Я улыбнулась с тою принуждённою лёгкостью, с какою улыбаются, когда внутри уже всё стянулось в тугой узел.
— Кажется, никогда, — выговорила в ответ.
Он не сразу понял.
— То есть?.. — переспросил, ещё веря, что ослышался. — То есть как — никогда? Как это понимать, Наденька? Что вы такое говорите?
— А вот так, — сказала я и сама поразилась, как ровно прозвучал мой голос. — Так и понимать, Фёдор Михайлович. Мне отказали. Совет признал мою защиту неубедительной. И ещё — мне это, правда, не в зале, а после, в коридоре, один старичок сказал, — что мне как женщине в медицине делать совершенно нечего. И что я лучше бы шла, мол, замуж, к семейной жизни.
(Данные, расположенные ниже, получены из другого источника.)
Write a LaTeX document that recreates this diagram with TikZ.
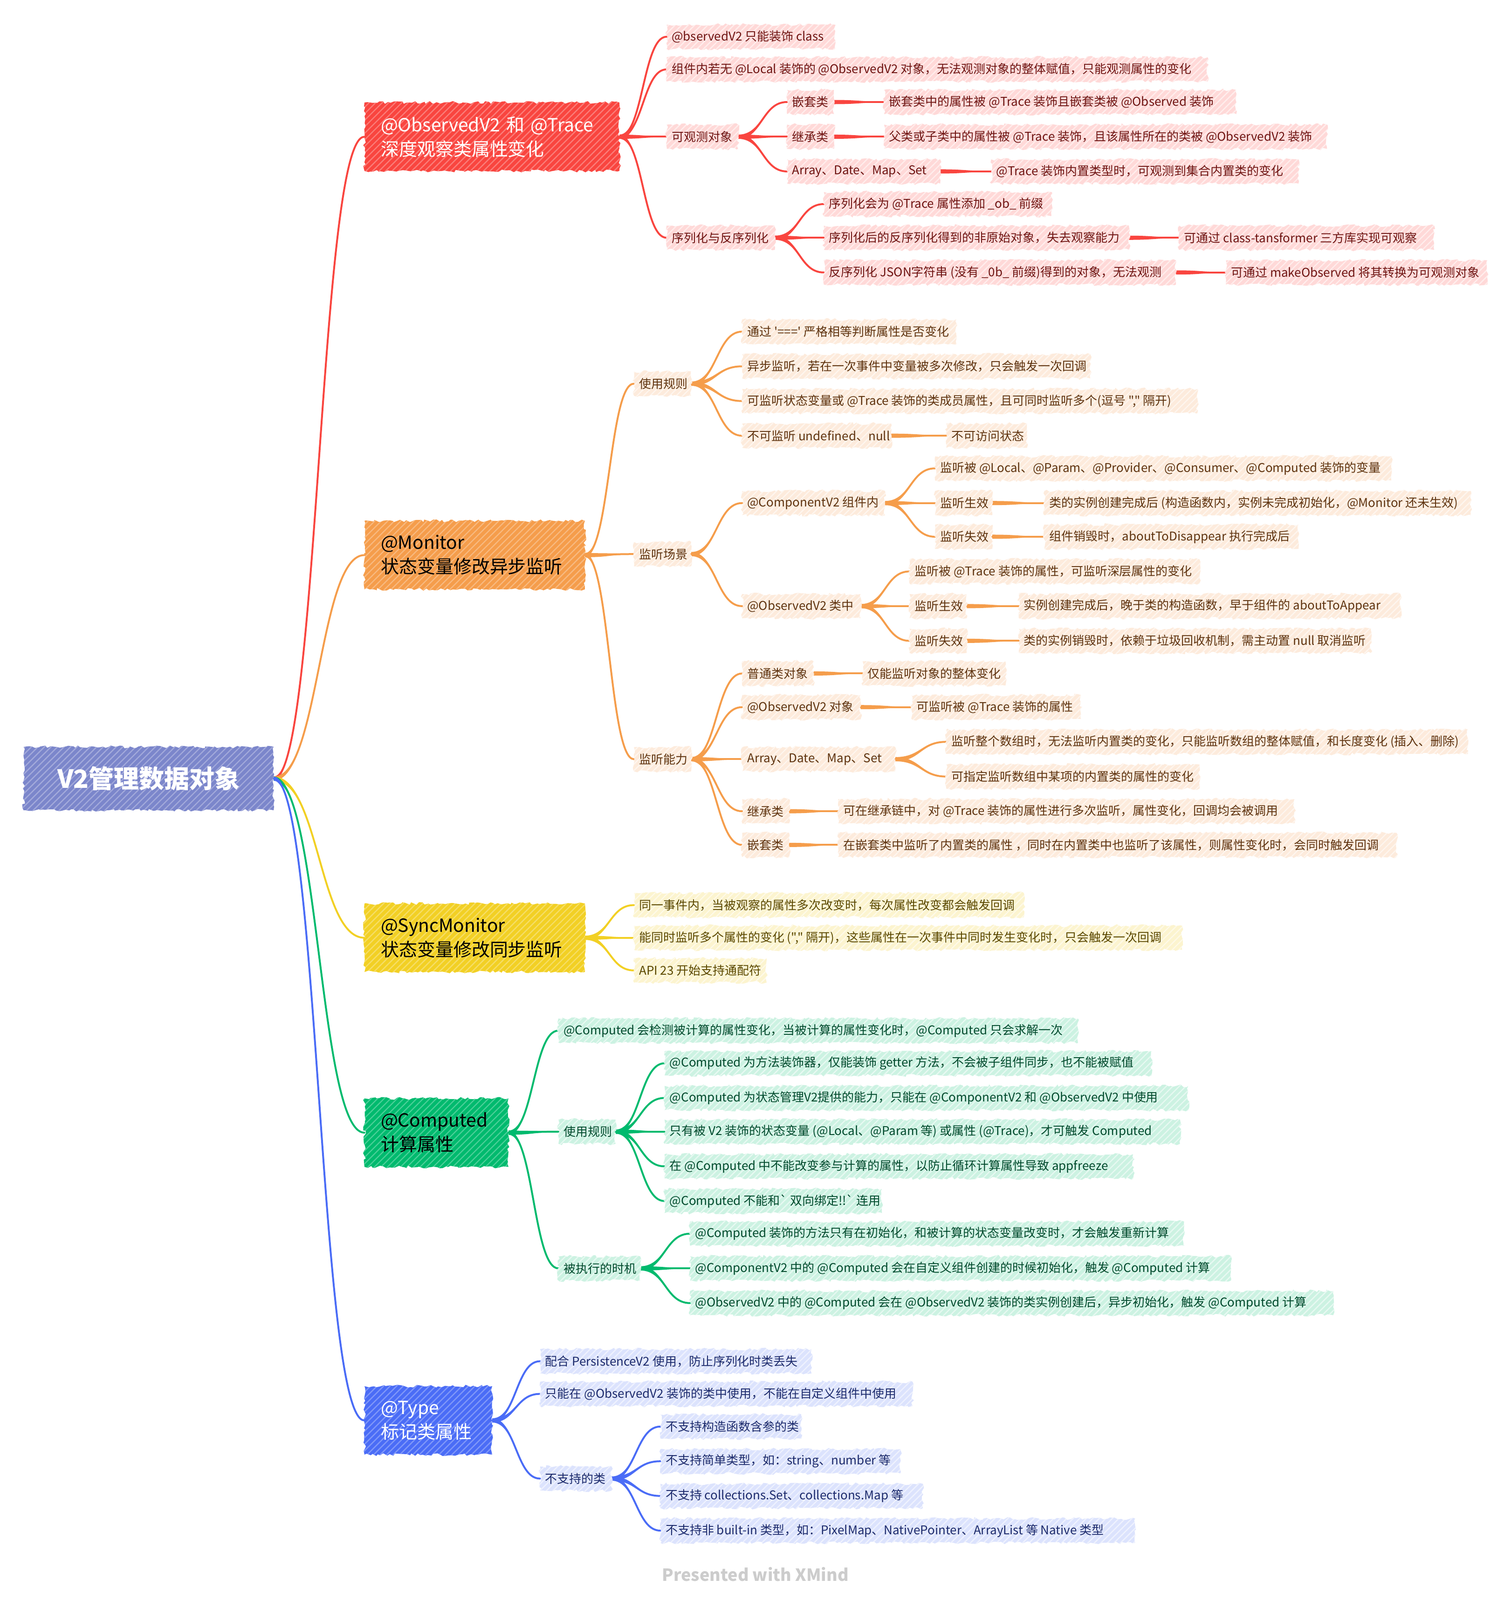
\documentclass[tikz,border=0pt]{standalone}
\usepackage{fontspec}
\newfontfamily\nf{Noto Sans CJK SC}
\usetikzlibrary{calc,decorations.pathmorphing,patterns.meta}
\pgfdeclarelayer{background}
\pgfsetlayers{background,main}

\definecolor{rootC}{HTML}{7B86CB}
\definecolor{redM}{HTML}{F9453F}
\definecolor{redL}{HTML}{FFD9D8}
\definecolor{redT}{HTML}{6E1412}
\definecolor{orgM}{HTML}{F59D4B}
\definecolor{orgL}{HTML}{FDEBDC}
\definecolor{orgT}{HTML}{5E330F}
\definecolor{yelM}{HTML}{F2D024}
\definecolor{yelL}{HTML}{FCF4CF}
\definecolor{yelT}{HTML}{5A4800}
\definecolor{grnM}{HTML}{00BA6E}
\definecolor{grnL}{HTML}{CCF2E2}
\definecolor{grnT}{HTML}{00492C}
\definecolor{bluM}{HTML}{4A6CF6}
\definecolor{bluL}{HTML}{DCE3FD}
\definecolor{bluT}{HTML}{1C2A6B}

\tikzdeclarepattern{
  name=hatch,
  bounding box={(-1pt,-1pt) and (15pt,15pt)},
  tile size={(14pt,14pt)},
  code={\draw[line width=2.4pt] (-1pt,-1pt) -- (15pt,15pt);}
}

\tikzset{
  bw/.code={\pgfmathsetlengthmacro\tw{#1*2.1905pt-22pt}%
    \tikzset{minimum width=#1*2.1905pt,
      execute at begin node={\hbox to \tw\bgroup},
      execute at end node={\hss\egroup}}},
  rough/.style={decorate,decoration={random steps,segment length=6pt,amplitude=3pt}},
  leaf/.style={anchor=west,rough,inner xsep=11pt,inner ysep=0pt,minimum height=52pt,
    font={\nf\fontsize{26}{30}\selectfont}},
  rleaf/.style={leaf,fill=redL,text=redT,postaction={pattern=hatch,pattern color=white!55!redL}},
  oleaf/.style={leaf,fill=orgL,text=orgT,postaction={pattern=hatch,pattern color=white!55!orgL}},
  yleaf/.style={leaf,fill=yelL,text=yelT,postaction={pattern=hatch,pattern color=white!55!yelL}},
  gleaf/.style={leaf,fill=grnL,text=grnT,postaction={pattern=hatch,pattern color=white!55!grnL}},
  bleaf/.style={leaf,fill=bluL,text=bluT,postaction={pattern=hatch,pattern color=white!55!bluL}},
  mainnode/.style={anchor=west,rough,inner xsep=35pt,inner ysep=0pt,minimum height=147pt,
    align=left,font={\nf\fontsize{39}{52}\selectfont}},
  rootnode/.style={anchor=west,rough,inner sep=0pt,minimum width=536.7pt,minimum height=136pt,
    fill=rootC,text=white,font={\nf\bfseries\fontsize{54}{60}\selectfont},
    postaction={pattern=hatch,pattern color=white!30!rootC}},
  conn/.style={line width=4pt,line cap=round},
  credit/.style={font={\nf\bfseries\fontsize{36}{40}\selectfont},text=gray!40}
}

\newcommand\cn[3]{%
  \draw[conn,#1] let \p1=(#2.east),\p2=(#3.west) in
    (\p1) .. controls ({0.5*\x1+0.5*\x2},\y1) and ({0.5*\x1+0.5*\x2},\y2) .. (\p2);
  \fill[#1] let \p1=(#2.east),\p2=(#3.west) in
    (\x1,\y1+4.5pt) .. controls ({0.5*\x1+0.5*\x2},\y1+4.5pt) and ({0.5*\x1+0.5*\x2},\y2+1pt) .. (\x2,\y2+1pt)
    -- (\x2,\y2-1pt) .. controls ({0.5*\x1+0.5*\x2},\y2-1pt) and ({0.5*\x1+0.5*\x2},\y1-4.5pt) .. (\x1,\y1-4.5pt) -- cycle;}

\begin{document}
\begin{tikzpicture}[x=2.1905pt,y=-2.1905pt]
\useasboundingbox (0,0) rectangle (1480,1568);

% root and main topics
\node[rootnode] (root) at (23,763) {V2管理数据对象};
\node[mainnode,fill=redM,text=white,text width=477pt,postaction={pattern=hatch,pattern color=white!30!redM}] (mR) at (357,134) {@ObservedV2 和 @Trace\\深度观察类属性变化};
\node[mainnode,fill=orgM,text=black,text width=403pt,postaction={pattern=hatch,pattern color=white!30!orgM}] (mO) at (357,544) {@Monitor\\状态变量修改异步监听};
\node[mainnode,fill=yelM,text=black,text width=403pt,postaction={pattern=hatch,pattern color=white!30!yelM}] (mY) at (357,919) {@SyncMonitor\\状态变量修改同步监听};
\node[mainnode,fill=grnM,text=black,text width=239pt,postaction={pattern=hatch,pattern color=white!30!grnM}] (mG) at (357,1110) {@Computed\\计算属性};
\node[mainnode,fill=bluM,text=white,text width=204pt,postaction={pattern=hatch,pattern color=white!30!bluM}] (mB) at (357,1392) {@Type\\标记类属性};

% red branch
\node[rleaf,bw=165] (r1) at (653,36) {@bservedV2 只能装饰 class};
\node[rleaf,bw=530] (r2) at (653,68) {组件内若无 @Local 装饰的 @ObservedV2 对象，无法观测对象的整体赋值，只能观测属性的变化};
\node[rleaf,bw=70] (r3) at (653,134) {可观测对象};
\node[rleaf,bw=106] (r4) at (653,233) {序列化与反序列化};
\node[rleaf,bw=46] (r31) at (771,100) {嵌套类};
\node[rleaf,bw=345] (r31a) at (866,100) {嵌套类中的属性被 @Trace 装饰且嵌套类被 @Observed 装饰};
\node[rleaf,bw=46] (r32) at (771,134) {继承类};
\node[rleaf,bw=434] (r32a) at (866,134) {父类或子类中的属性被 @Trace 装饰，且该属性所在的类被 @ObservedV2 装饰};
\node[rleaf,bw=150] (r33) at (771,168) {Array、Date、Map、Set};
\node[rleaf,bw=301] (r33a) at (971,168) {@Trace 装饰内置类型时，可观测到集合内置类的变化};
\node[rleaf,bw=223] (r41) at (807,200) {序列化会为 @Trace 属性添加 \_ob\_ 前缀};
\node[rleaf,bw=299] (r42) at (807,233) {序列化后的反序列化得到的非原始对象，失去观察能力};
\node[rleaf,bw=250] (r42a) at (1155,233) {可通过 class-tansformer 三方库实现可观察};
\node[rleaf,bw=345] (r43) at (807,267) {反序列化 JSON字符串 (没有 \_0b\_ 前缀)得到的对象，无法观测};
\node[rleaf,bw=256] (r43a) at (1201,267) {可通过 makeObserved 将其转换为可观测对象};

% orange branch
\node[oleaf,bw=56] (o1) at (621,376) {使用规则};
\node[oleaf,bw=56] (o2) at (621,543) {监听场景};
\node[oleaf,bw=56] (o3) at (621,744) {监听能力};
\node[oleaf,bw=210] (o11) at (727,325) {通过 '===' 严格相等判断属性是否变化};
\node[oleaf,bw=341] (o12) at (727,359) {异步监听，若在一次事件中变量被多次修改，只会触发一次回调};
\node[oleaf,bw=446] (o13) at (727,393) {可监听状态变量或 @Trace 装饰的类成员属性，且可同时监听多个(逗号 "," 隔开)};
\node[oleaf,bw=146] (o14) at (727,427) {不可监听 undefined、null};
\node[oleaf,bw=79] (o14a) at (927,427) {不可访问状态};
\node[oleaf,bw=140] (o21) at (727,493) {@ComponentV2 组件内};
\node[oleaf,bw=447] (o211) at (916,459) {监听被 @Local、@Param、@Provider、@Consumer、@Computed 装饰的变量};
\node[oleaf,bw=56] (o212) at (916,493) {监听生效};
\node[oleaf,bw=418] (o212a) at (1023,493) {类的实例创建完成后 (构造函数内，实例未完成初始化，@Monitor 还未生效)};
\node[oleaf,bw=56] (o213) at (916,526) {监听失效};
\node[oleaf,bw=249] (o213a) at (1023,526) {组件销毁时，aboutToDisappear 执行完成后};
\node[oleaf,bw=116] (o22) at (727,594) {@ObservedV2 类中};
\node[oleaf,bw=284] (o221) at (891,560) {监听被 @Trace 装饰的属性，可监听深层属性的变化};
\node[oleaf,bw=56] (o222) at (891,594) {监听生效};
\node[oleaf,bw=374] (o222a) at (998,594) {实例创建完成后，晚于类的构造函数，早于组件的 aboutToAppear};
\node[oleaf,bw=56] (o223) at (891,628) {监听失效};
\node[oleaf,bw=345] (o223a) at (998,628) {类的实例销毁时，依赖于垃圾回收机制，需主动置 null 取消监听};
\node[oleaf,bw=70] (o31) at (727,660) {普通类对象};
\node[oleaf,bw=140] (o31a) at (845,660) {仅能监听对象的整体变化};
\node[oleaf,bw=116] (o32) at (727,693) {@ObservedV2 对象};
\node[oleaf,bw=166] (o32a) at (893,693) {可监听被 @Trace 装饰的属性};
\node[oleaf,bw=150] (o33) at (727,744) {Array、Date、Map、Set};
\node[oleaf,bw=511] (o331) at (927,727) {监听整个数组时，无法监听内置类的变化，只能监听数组的整体赋值，和长度变化 (插入、删除)};
\node[oleaf,bw=248] (o332) at (927,761) {可指定监听数组中某项的内置类的属性的变化};
\node[oleaf,bw=46] (o34) at (727,795) {继承类};
\node[oleaf,bw=447] (o34a) at (821,795) {可在继承链中，对 @Trace 装饰的属性进行多次监听，属性变化，回调均会被调用};
\node[oleaf,bw=46] (o35) at (727,828) {嵌套类};
\node[oleaf,bw=547] (o35a) at (821,828) {在嵌套类中监听了内置类的属性 ，同时在内置类中也监听了该属性，则属性变化时，会同时触发回调};

% yellow branch
\node[yleaf,bw=382] (y1) at (621,887) {同一事件内，当被观察的属性多次改变时，每次属性改变都会触发回调};
\node[yleaf,bw=537] (y2) at (621,919) {能同时监听多个属性的变化 ("," 隔开)，这些属性在一次事件中同时发生变化时，只会触发一次回调};
\node[yleaf,bw=130] (y3) at (621,951) {API 23 开始支持通配符};

% green branch
\node[gleaf,bw=509] (g1) at (547,1010) {@Computed 会检测被计算的属性变化，当被计算的属性变化时，@Computed 只会求解一次};
\node[gleaf,bw=56] (g2) at (547,1109) {使用规则};
\node[gleaf,bw=477] (g21) at (651,1042) {@Computed 为方法装饰器，仅能装饰 getter 方法，不会被子组件同步，也不能被赋值};
\node[gleaf,bw=513] (g22) at (651,1076) {@Computed 为状态管理V2提供的能力，只能在 @ComponentV2 和 @ObservedV2 中使用};
\node[gleaf,bw=505] (g23) at (651,1109) {只有被 V2 装饰的状态变量 (@Local、@Param 等) 或属性 (@Trace)，才可触发 Computed};
\node[gleaf,bw=459] (g24) at (651,1143) {在 @Computed 中不能改变参与计算的属性，以防止循环计算属性导致 appfreeze};
\node[gleaf,bw=213] (g25) at (651,1177) {@Computed 不能和` 双向绑定!!` 连用};
\node[gleaf,bw=80] (g3) at (547,1243) {被执行的时机};
\node[gleaf,bw=484] (g31) at (676,1209) {@Computed 装饰的方法只有在初始化，和被计算的状态变量改变时，才会触发重新计算};
\node[gleaf,bw=530] (g32) at (676,1243) {@ComponentV2 中的 @Computed 会在自定义组件创建的时候初始化，触发 @Computed 计算};
\node[gleaf,bw=630] (g33) at (676,1277) {@ObservedV2 中的 @Computed 会在 @ObservedV2 装饰的类实例创建后，异步初始化，触发 @Computed 计算};

% blue branch
\node[bleaf,bw=266] (b1) at (529,1334) {配合 PersistenceV2 使用，防止序列化时类丢失};
\node[bleaf,bw=365] (b2) at (529,1366) {只能在 @ObservedV2 装饰的类中使用，不能在自定义组件中使用};
\node[bleaf,bw=70] (b3) at (529,1449) {不支持的类};
\node[bleaf,bw=138] (b31) at (647,1398) {不支持构造函数含参的类};
\node[bleaf,bw=235] (b32) at (647,1432) {不支持简单类型，如：string、number 等};
\node[bleaf,bw=257] (b33) at (647,1466) {不支持 collections.Set、collections.Map 等};
\node[bleaf,bw=465] (b34) at (647,1500) {不支持非 built-in 类型，如：PixelMap、NativePointer、ArrayList 等 Native 类型};

\node[credit] (cr) at (740,1543) {Presented with XMind};

\begin{pgfonlayer}{background}
\cn{redM}{root}{mR} \cn{orgM}{root}{mO} \cn{yelM}{root}{mY} \cn{grnM}{root}{mG} \cn{bluM}{root}{mB}
% red
\cn{redM}{mR}{r1} \cn{redM}{mR}{r2} \cn{redM}{mR}{r3} \cn{redM}{mR}{r4}
\cn{redM}{r3}{r31} \cn{redM}{r3}{r32} \cn{redM}{r3}{r33}
\cn{redM}{r31}{r31a} \cn{redM}{r32}{r32a} \cn{redM}{r33}{r33a}
\cn{redM}{r4}{r41} \cn{redM}{r4}{r42} \cn{redM}{r4}{r43}
\cn{redM}{r42}{r42a} \cn{redM}{r43}{r43a}
% orange
\cn{orgM}{mO}{o1} \cn{orgM}{mO}{o2} \cn{orgM}{mO}{o3}
\cn{orgM}{o1}{o11} \cn{orgM}{o1}{o12} \cn{orgM}{o1}{o13} \cn{orgM}{o1}{o14} \cn{orgM}{o14}{o14a}
\cn{orgM}{o2}{o21} \cn{orgM}{o2}{o22}
\cn{orgM}{o21}{o211} \cn{orgM}{o21}{o212} \cn{orgM}{o21}{o213}
\cn{orgM}{o212}{o212a} \cn{orgM}{o213}{o213a}
\cn{orgM}{o22}{o221} \cn{orgM}{o22}{o222} \cn{orgM}{o22}{o223}
\cn{orgM}{o222}{o222a} \cn{orgM}{o223}{o223a}
\cn{orgM}{o3}{o31} \cn{orgM}{o3}{o32} \cn{orgM}{o3}{o33} \cn{orgM}{o3}{o34} \cn{orgM}{o3}{o35}
\cn{orgM}{o31}{o31a} \cn{orgM}{o32}{o32a} \cn{orgM}{o33}{o331} \cn{orgM}{o33}{o332}
\cn{orgM}{o34}{o34a} \cn{orgM}{o35}{o35a}
% yellow
\cn{yelM}{mY}{y1} \cn{yelM}{mY}{y2} \cn{yelM}{mY}{y3}
% green
\cn{grnM}{mG}{g1} \cn{grnM}{mG}{g2} \cn{grnM}{mG}{g3}
\cn{grnM}{g2}{g21} \cn{grnM}{g2}{g22} \cn{grnM}{g2}{g23} \cn{grnM}{g2}{g24} \cn{grnM}{g2}{g25}
\cn{grnM}{g3}{g31} \cn{grnM}{g3}{g32} \cn{grnM}{g3}{g33}
% blue
\cn{bluM}{mB}{b1} \cn{bluM}{mB}{b2} \cn{bluM}{mB}{b3}
\cn{bluM}{b3}{b31} \cn{bluM}{b3}{b32} \cn{bluM}{b3}{b33} \cn{bluM}{b3}{b34}
\end{pgfonlayer}
\end{tikzpicture}
\end{document}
Минуту он молчал. Глядел на меня, не моргая. На лице у него медленно сменялись выражения — недоумение, потом неверие, потом нечто похожее на боль, и наконец — гнев. Настоящий, тёмный, глубокий гнев, какой бывает у людей, носящих в груди жар.
— Да как же они посмели, — выговорил он наконец медленно, страшно. — Да как… как они посмели, эти седые столоначальники! Вы… вы же настоящий, вы же подлинный врач, Наденька. Я ведь знаю это. Вы — Богом данная, понимаете ли? А они… За что? Неужто вы что дурное сделали? Сказали что не то?
Я пожала плечами.
— И сделала, видимо. И сказала. Да что уж теперь. Теперь это решено.
— Решено? — Достоевский почти подскочил. — Что значит — решено? А обжаловать? Ведь подобное решение надо обжаловать! Это надо… надо… надо немедленно к министру, к шефу жандармов, к великому князю, к кому угодно! Это ж разбой средь бела дня, Наденька, разве вы не понимаете? Кто, кто решил, что они правы?
— Можно обжаловать, — кивнула я. — Только знаете, Фёдор Михайлович, я отчего-то совершенно уверена, что и после обжалования мне дадут тот же самый ответ. И не потому, что я недостаточно хороша. И не потому, что у меня недостаточно знаний. А потому что я — женщина. И ничего тут не изменишь.
Он сел снова в кресло. Сжал кулаки на подлокотниках. Помолчал.
— Надо бороться, Надя, — выговорил он тихо, но твёрдо. — Слышите? Наденька. Надюша моя. Надо бороться. С такими вещами руки нельзя опускать. Иначе они победят. А победят они — и не вы одна пропадёте, а с вами вместе ещё бог знает сколько таких, как вы, которые после вас идти будут.
— Знаете, Фёдор Михайлович, — отвечала я, и тут уже голос мой дрогнул по-настоящему, — я устала. Я очень устала. Знаете, это такая, такая безнадёжность, которую я… которую я никогда не знала. Знаете, когда я сюда ехала, в Петербург, я думала — мне как будто сам Бог велел сюда вернуться. Сам Бог велел заниматься медициной. Здесь. У нас. И я так в это верила, что, кажется, и не сомневалась. А тут — точно какая-то стена. И никаких в этой стене щелочек. Ни малейшей.